DESCRIPTION OF THE TASK — Exclude images, then output the remaining data verbatim.

Plotting code records
>> BEGIN
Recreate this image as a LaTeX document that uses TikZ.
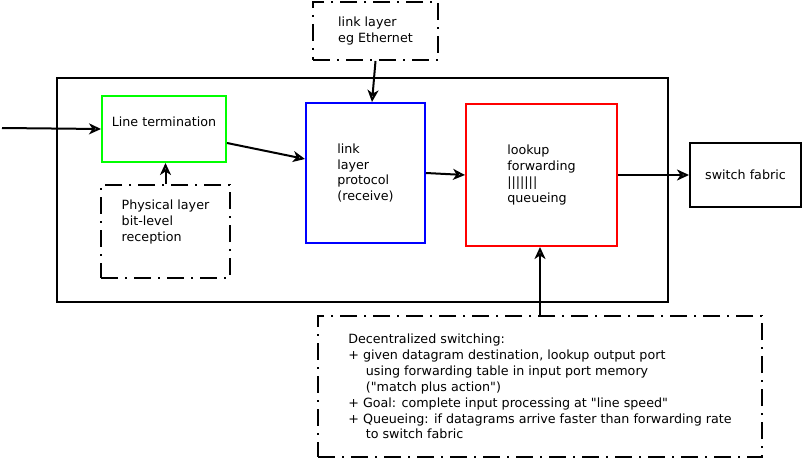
\documentclass[tikz,border=0pt]{standalone}
\usepackage{fontspec}
\newfontfamily\dejavu{DejaVu Sans}
\usetikzlibrary{arrows.meta}
\begin{document}
\begin{tikzpicture}[x=1pt, y=-1pt, line width=2pt,
  flow/.style={-{Stealth[open, length=12pt, width=11pt, inset=3.5pt]}},
  font=\dejavu\fontsize{12.7}{15.9}\selectfont,
  blk/.style={draw, rectangle, align=left, inner sep=0pt},
  dashblk/.style={blk, dash pattern=on 17pt off 7pt on 2pt off 7pt}]

\useasboundingbox (0,0) rectangle (803,460);

% input port
\node[blk, minimum width=611pt, minimum height=224pt] (port) at (362.5,190) {};

\node[blk, draw=green, minimum width=124pt, minimum height=66pt, text depth=14pt] (lt) at (164,129) {Line termination};
\node[dashblk, minimum width=129pt, minimum height=93pt, text depth=21pt] (phys) at (165.5,231.5) {Physical layer\\bit-level\\reception};
\node[dashblk, minimum width=125pt, minimum height=58pt] (link) at (375.5,31) {link layer\\eg Ethernet};
\node[blk, draw=blue, minimum width=119pt, minimum height=140pt] (proto) at (365.5,173) {link\\layer\\protocol\\(receive)};
\node[blk, draw=red, minimum width=151pt, minimum height=142pt] (lookup) at (541.5,175) {lookup\\forwarding\\|||||||\\queueing};
\node[blk, minimum width=111pt, minimum height=64pt] (fabric) at (745.5,175) {switch fabric};
\node[dashblk, minimum width=444pt, minimum height=141pt] (dec) at (540,386.5) {Decentralized switching:\\
+ given datagram destination, lookup output port\\
\hspace{17.5pt}using forwarding table in input port memory\\
\hspace{17.5pt}("match plus action")\\
+ Goal: complete input processing at "line speed"\\
+ Queueing: if datagrams arrive faster than forwarding rate\\
\hspace{17.5pt}to switch fabric};

\coordinate (src) at (2,128);

\draw[flow] (src) -- (lt.west);
\draw[flow] ([yshift=-14pt]lt.east) -- ([yshift=14pt]proto.west);
\draw[flow] (phys.north) -- (phys.north |- lt.south);
\draw[flow] (link.south) -- ([xshift=6.5pt]proto.north);
\draw[flow] (proto.east) -- (lookup.west);
\draw[flow] (lookup.east) -- (fabric.west);
\draw[flow] (dec.north) -- (dec.north |- lookup.south);

\end{tikzpicture}
\end{document}
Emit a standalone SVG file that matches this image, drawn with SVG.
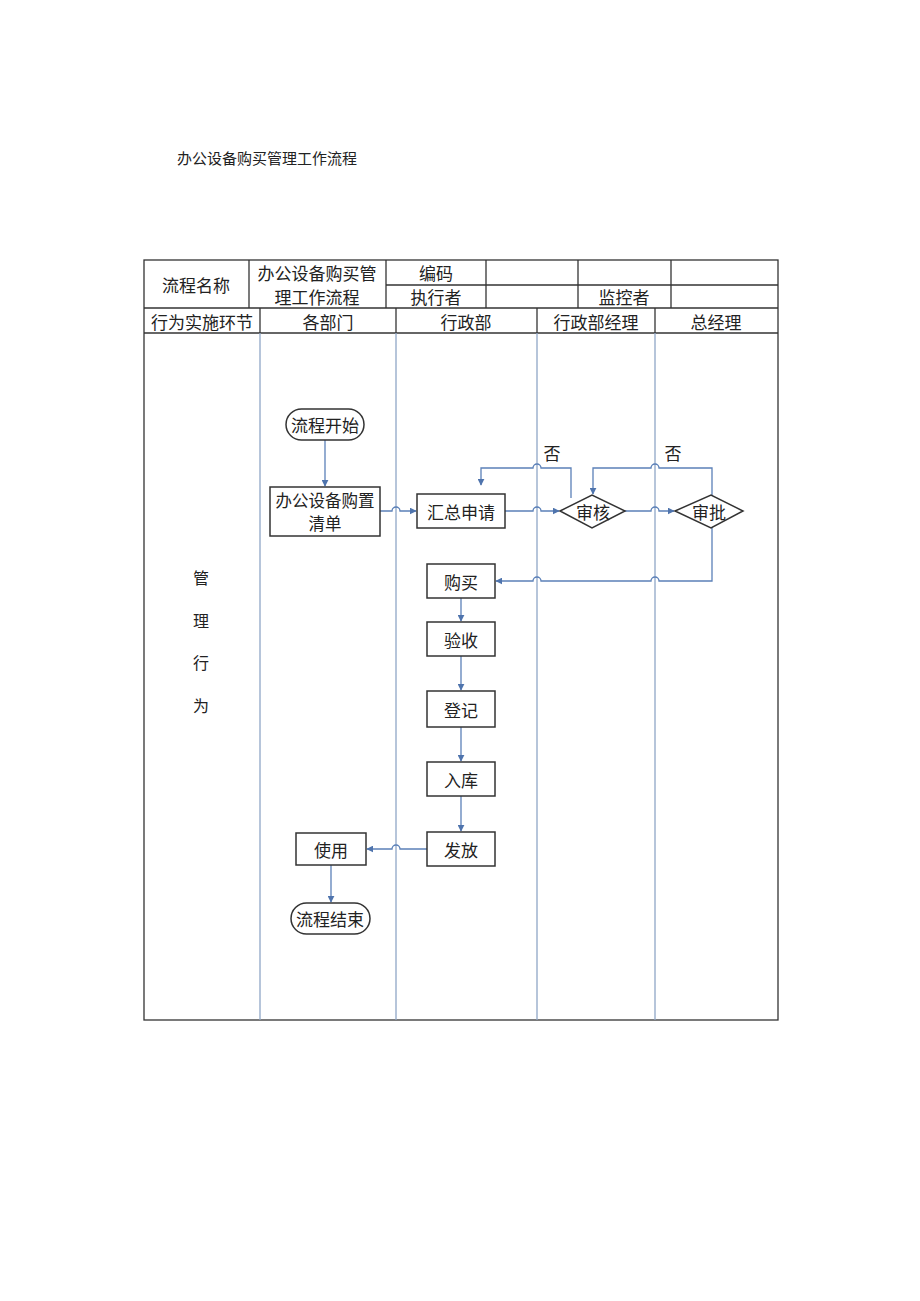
>> END
IN RESPONSE —
Recreate this image as a LaTeX document that uses TikZ.
\documentclass[tikz,border=0pt]{standalone}
\usepackage{fontspec}
\newfontfamily\dejavu{DejaVu Sans}
\usetikzlibrary{arrows.meta}
\begin{document}
\begin{tikzpicture}[x=1pt, y=-1pt, line width=2pt,
  flow/.style={-{Stealth[open, length=12pt, width=11pt, inset=3.5pt]}},
  font=\dejavu\fontsize{12.7}{15.9}\selectfont,
  blk/.style={draw, rectangle, align=left, inner sep=0pt},
  dashblk/.style={blk, dash pattern=on 17pt off 7pt on 2pt off 7pt}]

\useasboundingbox (0,0) rectangle (803,460);

% input port
\node[blk, minimum width=611pt, minimum height=224pt] (port) at (362.5,190) {};

\node[blk, draw=green, minimum width=124pt, minimum height=66pt, text depth=14pt] (lt) at (164,129) {Line termination};
\node[dashblk, minimum width=129pt, minimum height=93pt, text depth=21pt] (phys) at (165.5,231.5) {Physical layer\\bit-level\\reception};
\node[dashblk, minimum width=125pt, minimum height=58pt] (link) at (375.5,31) {link layer\\eg Ethernet};
\node[blk, draw=blue, minimum width=119pt, minimum height=140pt] (proto) at (365.5,173) {link\\layer\\protocol\\(receive)};
\node[blk, draw=red, minimum width=151pt, minimum height=142pt] (lookup) at (541.5,175) {lookup\\forwarding\\|||||||\\queueing};
\node[blk, minimum width=111pt, minimum height=64pt] (fabric) at (745.5,175) {switch fabric};
\node[dashblk, minimum width=444pt, minimum height=141pt] (dec) at (540,386.5) {Decentralized switching:\\
+ given datagram destination, lookup output port\\
\hspace{17.5pt}using forwarding table in input port memory\\
\hspace{17.5pt}("match plus action")\\
+ Goal: complete input processing at "line speed"\\
+ Queueing: if datagrams arrive faster than forwarding rate\\
\hspace{17.5pt}to switch fabric};

\coordinate (src) at (2,128);

\draw[flow] (src) -- (lt.west);
\draw[flow] ([yshift=-14pt]lt.east) -- ([yshift=14pt]proto.west);
\draw[flow] (phys.north) -- (phys.north |- lt.south);
\draw[flow] (link.south) -- ([xshift=6.5pt]proto.north);
\draw[flow] (proto.east) -- (lookup.west);
\draw[flow] (lookup.east) -- (fabric.west);
\draw[flow] (dec.north) -- (dec.north |- lookup.south);

\end{tikzpicture}
\end{document}
Emit a standalone SVG file that matches this image, drawn with SVG.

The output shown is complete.